Flaherty Aims to Reverse Canada Deficit Legacy in Budget
Canada’s Finance Minister Jim Flaherty, a self-proclaimed fiscal conservative who has overseen more than C$100 billion ($100 billion) in deficits in the past three years, will seek to reverse that legacy in a budget that cuts spending and prods businesses to lead economic growth.
Flaherty will try to encourage innovation and development of natural resources by companies such as Calgary-based Suncor Energy Inc. (SU) to offset slower government spending and indebted consumers. Flaherty has said he will cut C$4 billion to C$8 billion in annual program expenses to help restore budget balance, and make social spending more sustainable in his seventh fiscal plan, to be released around 4 p.m. Toronto time.
“What you have to do now is adjust fiscally and start thinking about priorities,” said Christopher Ragan, a former adviser to Flaherty and economics professor at Montreal’s McGill University. “Basically every year from now going forward, you’re going to have this fiscal squeeze in your face.”
Since winning a parliamentary majority in last year’s elections, Prime Minister Stephen Harper’s Conservative government has pledged to bolster Canada’s long-term finances and develop its resource wealth to drive growth amid a weak global economy and slowing revenue. This will include measures to encourage investment and ensuring social spending remains controlled.

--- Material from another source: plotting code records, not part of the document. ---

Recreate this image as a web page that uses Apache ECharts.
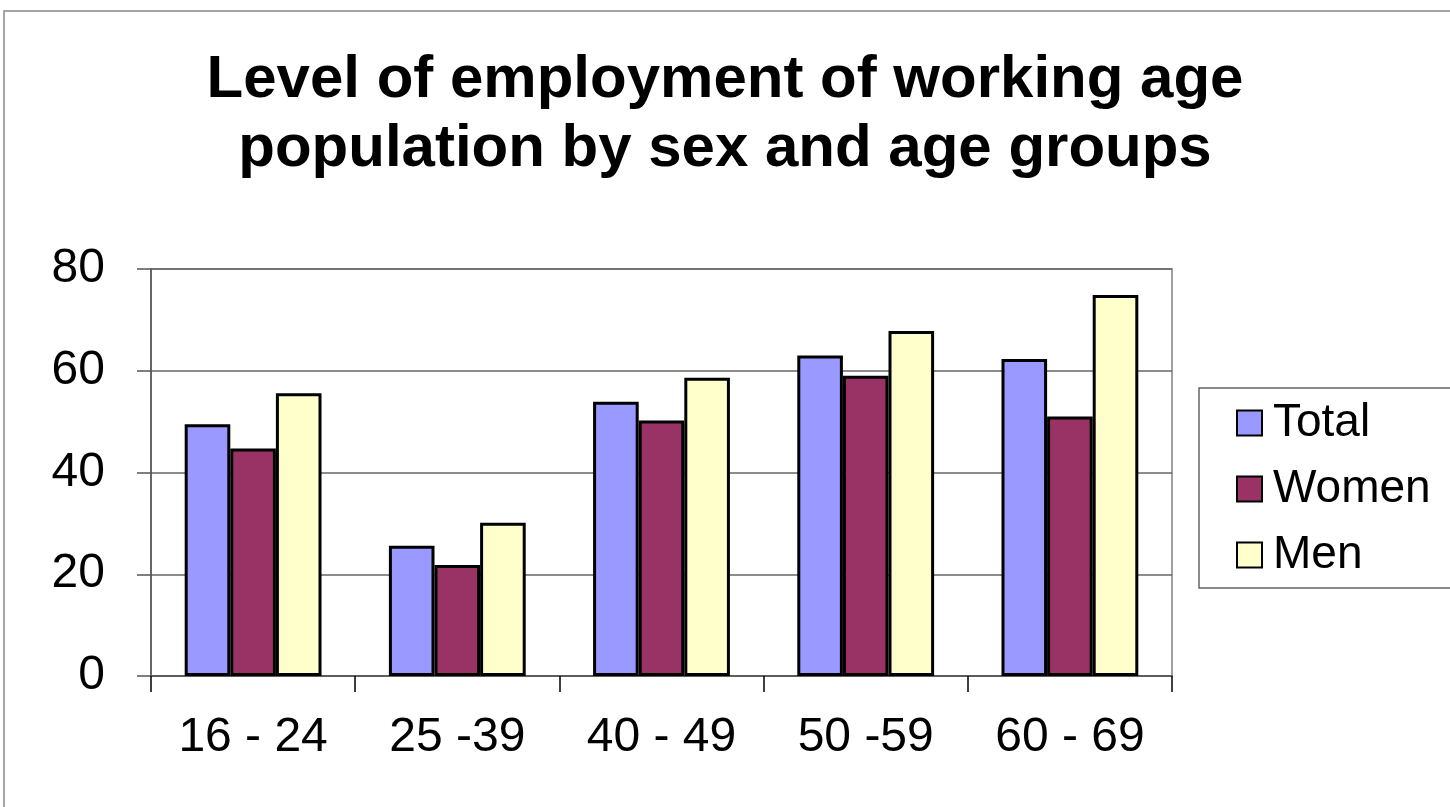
<!DOCTYPE html>
<html>
<head>
    <meta charset="utf-8">
    <title>Employment by sex and age</title>
    <script src="https://cdn.jsdelivr.net/npm/echarts@6/dist/echarts.min.js"></script>
    <style>
        html, body { margin: 0; padding: 0; background: #fff; }
    </style>
</head>
<body>
    <div id="main" style="width: 1450px;height:807px;"></div>
    <script type="text/javascript">
        // data
        var ageGroups = ['16 - 24', '25 -39', '40 - 49', '50 -59', '60 - 69'];
        var total = [49.5, 25.6, 53.9, 63.0, 62.3];
        var women = [44.7, 21.8, 50.2, 59.0, 51.0];
        var men = [55.6, 30.1, 58.6, 67.8, 74.9];
        var yTicks = { min: 0, max: 80, step: 20 };

        var font = '"Liberation Sans", Arial, sans-serif';

        var myChart = echarts.init(document.getElementById('main'));

        function bar(name, data, color) {
            return {
                name: name,
                type: 'bar',
                data: data,
                barGap: '0%',
                barCategoryGap: '33%',
                itemStyle: { color: color, borderColor: '#000', borderWidth: 3 }
            };
        }

        var option = {
            backgroundColor: '#fff',
            animation: false,
            title: {
                text: 'Level of employment of working age\npopulation by sex and age groups',
                left: 'center',
                top: 41,
                textStyle: {
                    fontFamily: font, fontWeight: 'bold', fontSize: 60,
                    lineHeight: 69, color: '#000'
                }
            },
            graphic: [
                {   // outer chart frame
                    type: 'rect', silent: true,
                    shape: { x: 4, y: 11, width: 1500, height: 900 },
                    style: { fill: null, stroke: '#888', lineWidth: 1.5 }
                },
                {   // legend box
                    type: 'rect', silent: true,
                    shape: { x: 1199, y: 388, width: 300, height: 200 },
                    style: { fill: '#fff', stroke: '#666', lineWidth: 1.5 }
                }
            ],
            legend: {
                orient: 'vertical',
                left: 1231,
                top: 395,
                itemWidth: 25,
                itemHeight: 25,
                itemGap: 20,
                icon: 'rect',
                z: 10,
                itemStyle: { borderColor: '#000', borderWidth: 2 },
                textStyle: { fontFamily: font, fontSize: 46, lineHeight: 46, color: '#000', padding: [0, 0, 0, 6] },
                data: ['Total', 'Women', 'Men']
            },
            grid: {
                left: 151, right: 278, top: 269, bottom: 131,
                show: true, borderColor: '#808080', borderWidth: 1.5
            },
            xAxis: {
                type: 'category',
                data: ageGroups,
                axisLine: { lineStyle: { color: '#555', width: 1.5 } },
                axisTick: { show: true, alignWithLabel: false, length: 16, lineStyle: { color: '#000', width: 1.5 } },
                axisLabel: { fontFamily: font, fontSize: 48, color: '#000', margin: 38 }
            },
            yAxis: {
                type: 'value',
                min: yTicks.min, max: yTicks.max, interval: yTicks.step,
                axisLine: { show: true, lineStyle: { color: '#555', width: 1.5 } },
                axisTick: { show: true, length: 14, lineStyle: { color: '#555', width: 1.5 } },
                splitLine: { lineStyle: { color: '#666', width: 1.5 } },
                axisLabel: { fontFamily: font, fontSize: 48, color: '#000', margin: 46 }
            },
            series: [
                bar('Total', total, '#9999ff'),
                bar('Women', women, '#993366'),
                bar('Men', men, '#ffffcc')
            ]
        };

        myChart.setOption(option);
    </script>
</body>
</html>
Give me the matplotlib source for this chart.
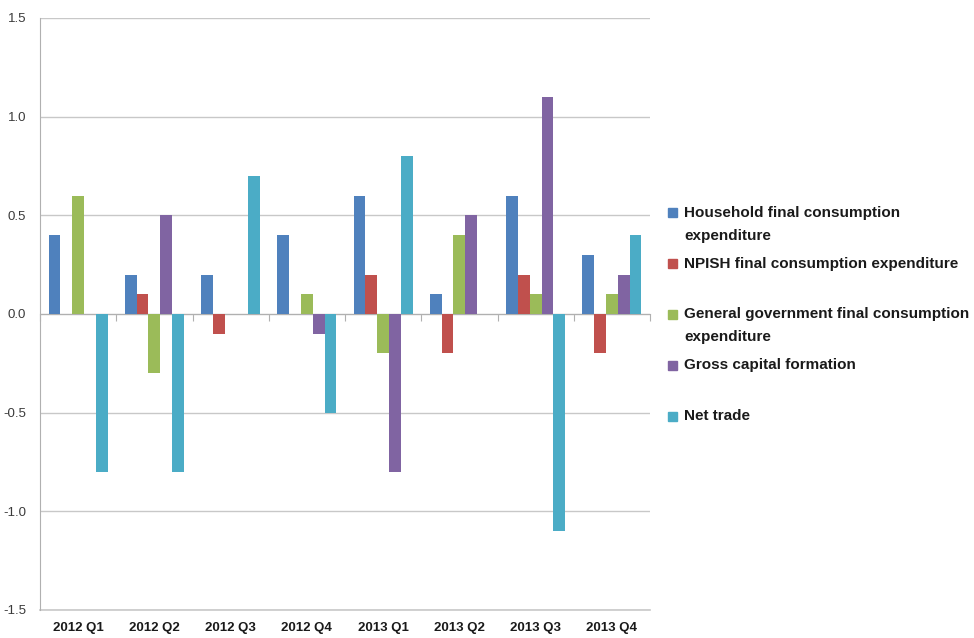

Canada’s economic growth is projected to slow to 2 percent in 2012, the weakest pace since 2009, amid a tepid global expansion and restrained spending by consumers and government, according to a survey of Bloomberg economists.
Businesses Driving Growth
Bank of Canada Governor Mark Carney has said that means Canadian businesses will need to take over from indebted households and boost investment to sustain economic expansion.
The fiscal plan will include steps to speed environmental approvals for energy projects, Natural Resources Minister Joe Oliver said this week, as the country seeks to increase investment in the industry and diversify export markets. The government also plans to act on issues identified by an “expert panel” studying federal funding on science and technology as part of its innovation agenda, Flaherty has said.
That report, written by Open Text Corp. chairman Thomas Jenkins, recommended Canada create a central funding agency to support corporate research and development, simplify a tax credit that encourages businesses to invest in technology, and increase funding for startup companies.
Provincial Transfer Cap
Flaherty in December announced plans to cap the growth of transfers to provinces for health care through 2024. The decision will steadily reduce the federal government’s debt levels at the expense of a growing fiscal gap for the provinces, according to a Jan. 12 report by the Parliamentary Budget Officer.
Other ministers, including Human Resources Minister Diane Finley, have said the government also plans to change the public Old Age Security pension, possibly by raising the eligibility age for future recipients. The government may delay benefits to age 67, from 65, the Globe and Mail reported today.
Flaherty lowered government revenue projections in November, forecasting a C$31 billion deficit for the fiscal year that ends this month. That fiscal update projected the elimination of the deficit by the year starting April 2015, and yesterday Flaherty reiterated the budget will be balanced “in the medium-term.”
An improving fiscal outlook could accelerate the return to balance and ease pressure for austerity measures that could slow growth. In a March 21 report, economists at Toronto-Dominion Bank (TD) estimated the deficit for the fiscal year ending this month will be C$26 billion. Economists at Royal Bank of Canada estimate the deficit will be in a C$20 billion to C$25 billion range.
Even with a shrinking gap, federal government bond issuance will remain at more than C$100 billion next fiscal year, similar to levels since the 2008-09 recession, according to Mark Chandler, head of fixed-income and currency strategy at Royal’s RBC Capital Markets unit in Toronto.
That’s due to a large amount of redemptions and the Canadian government’s efforts to build reserve funds.
“It’s great that we have a very good debt and deficit story, because if we didn’t people would be focusing more attention on that,” Chandler said. “The actual gross issuance is fairly high and that’s something to keep in mind.”
Government bonds have returned 9.2 percent over the past year according to Bank of America Merrill Lynch index data, compared with a 6.7 percent average for the G-7. Canada’s benchmark S&P/TSX Composite Index has risen 6.7 percent over the past four months, compared with an 18 percent gain for the S&P 500 Index.
Canada’s banks have ramped up their issuance this year of covered-bonds, which are backed mostly by mortgages insured by Canada’s housing agency, in anticipation Flaherty will introduce legislation that may make it more expensive to sell the debt.
Flaherty may put limits on the collateral banks are allowed to put in covered-bond pools, Finn Poschmann of Toronto-based research organization C.D. Howe Institute said in a Financial Post article on March 22.
The government may also decide whether to raise the limit on mortgage insurance taken on by Canada Mortgage & Housing Corp. The agency said in January it is rationing insurance for lenders as it approaches its legal insurance limit of C$600 billion.